Fast forward to graduating from college and I started training at a Gold’s Gym in Lilburn, Ga. It was strictly a commission based pay job and boy what a wake up call. Nobody wanted to commit to anything on the client side and the money was scarce. Once again I felt I’d hit a road block in my life.
During this time I was able to connect back to my roots at UGA by contacting a good friend of mine Bryan Pulliam (current Georgia State Director of NSCA) who was at the time an assistant to the strength and conditioning program at UGA for the football team. At the time Dave Van Halanger was the head strength coach and Bryan had put a good word in for me to volunteer to come down and meet with him.

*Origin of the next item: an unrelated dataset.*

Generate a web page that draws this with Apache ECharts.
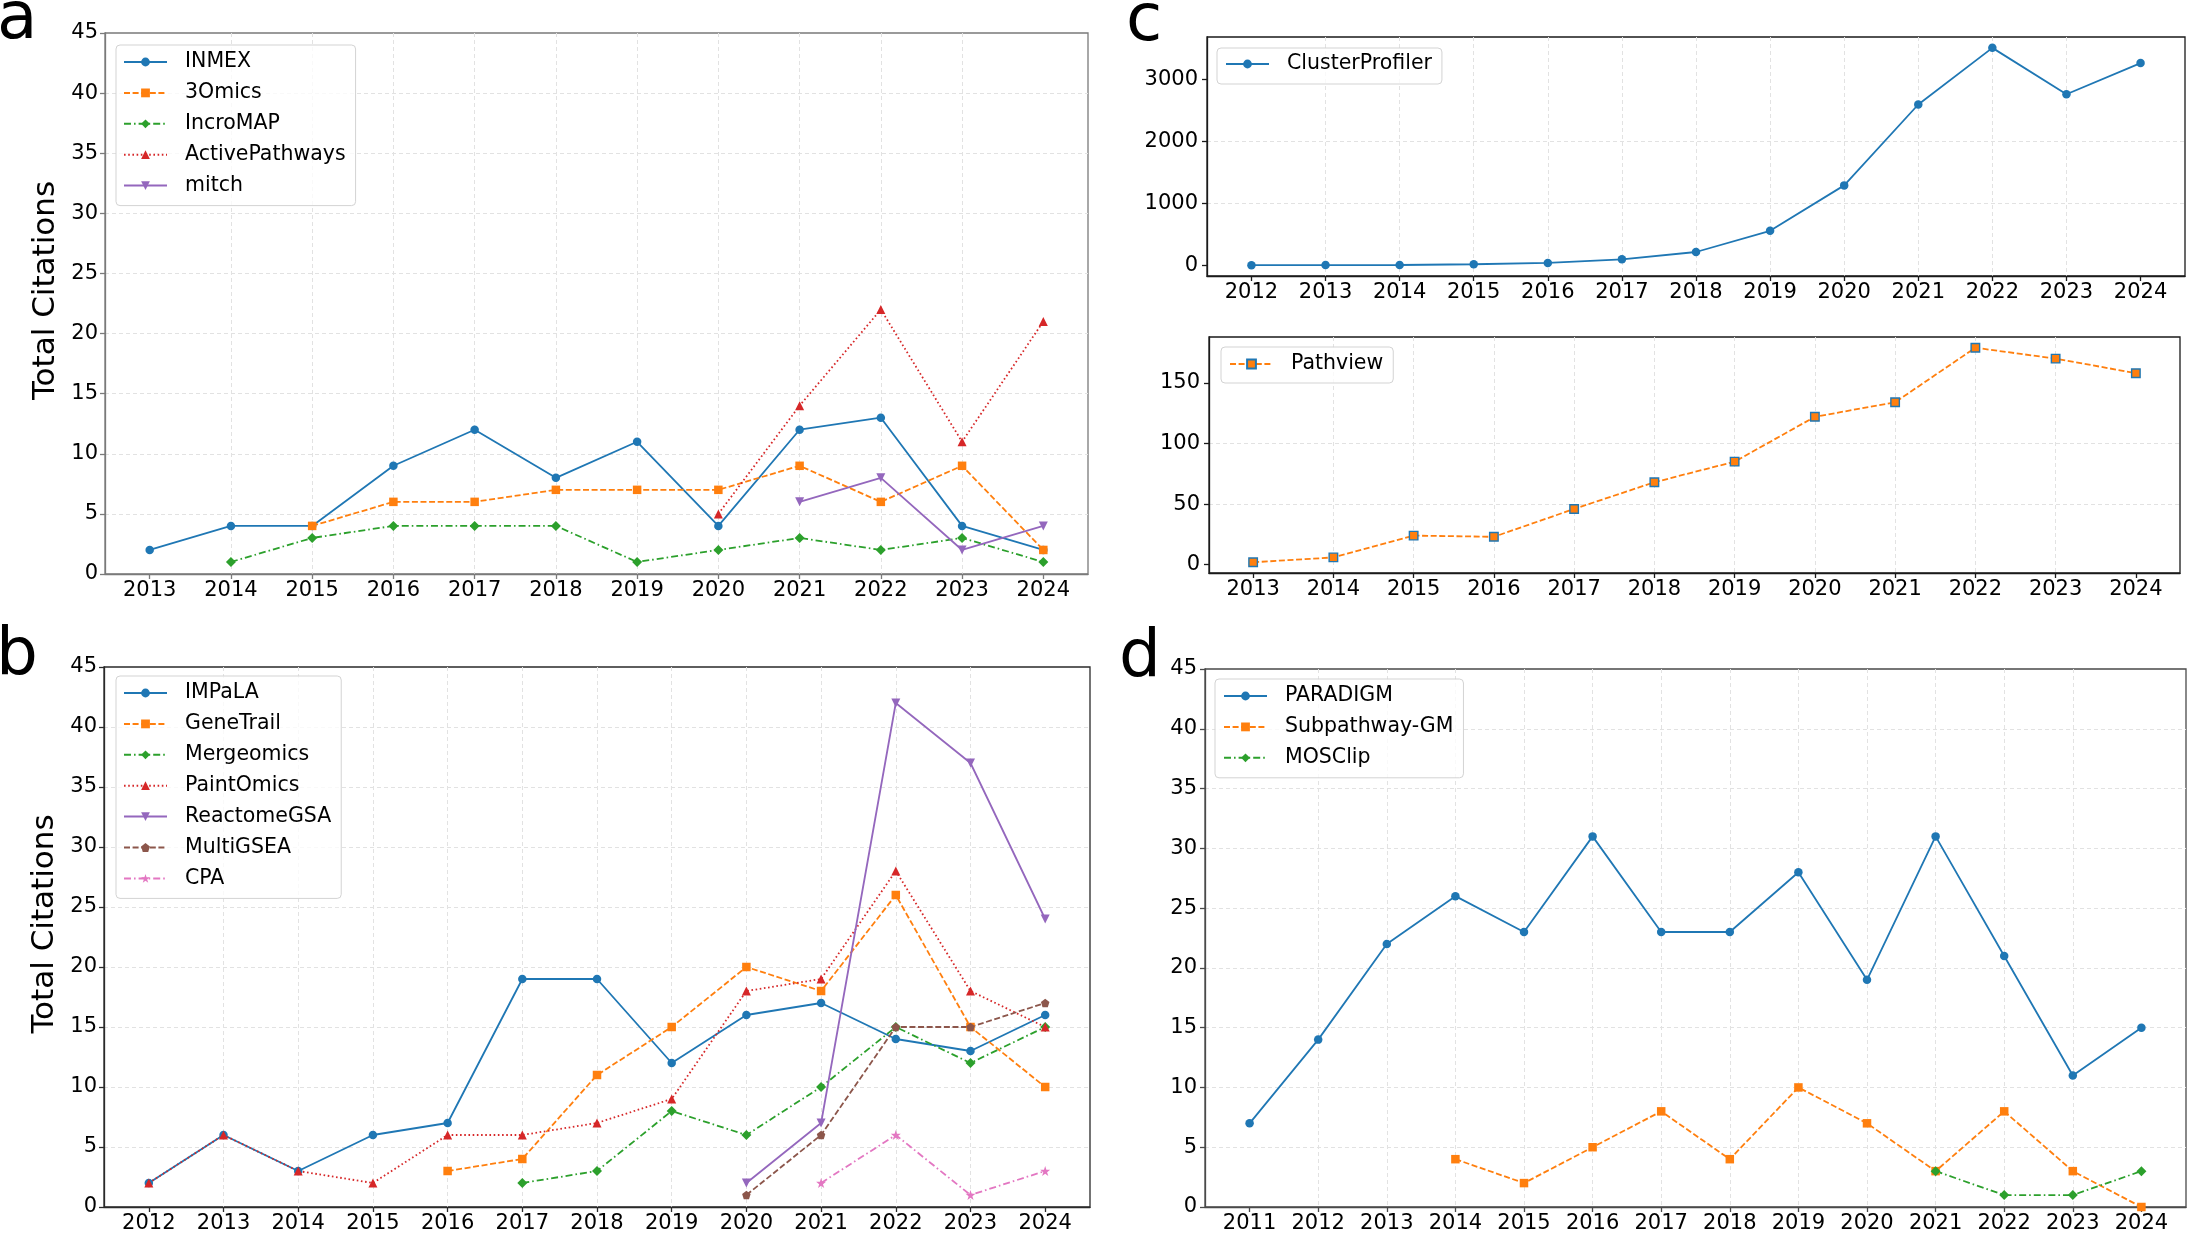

Coach Van Halanger was very kind and allowed me to come to team workouts to gain more experience of the program and to work with the athletes at the D-1 level. This was exciting.
At the time this was going on I was also looking at another coaching facility that existed at the time in Gwinnett County. They specialized in athletic performance development for athletes of every kind. The program was headed up by Gary Schofield (the current Southeast Regional Coordinator for NSCA) and we would train athletes for performance regardless of their sport.
It was here that I gained vast experience in plyometric training, speed, and agility training. This sort of completed the model for what I could combine with my current strength program. I would eventually move on from this job to start my own business. And in 2009 the Brandon Richey Fitness site was published.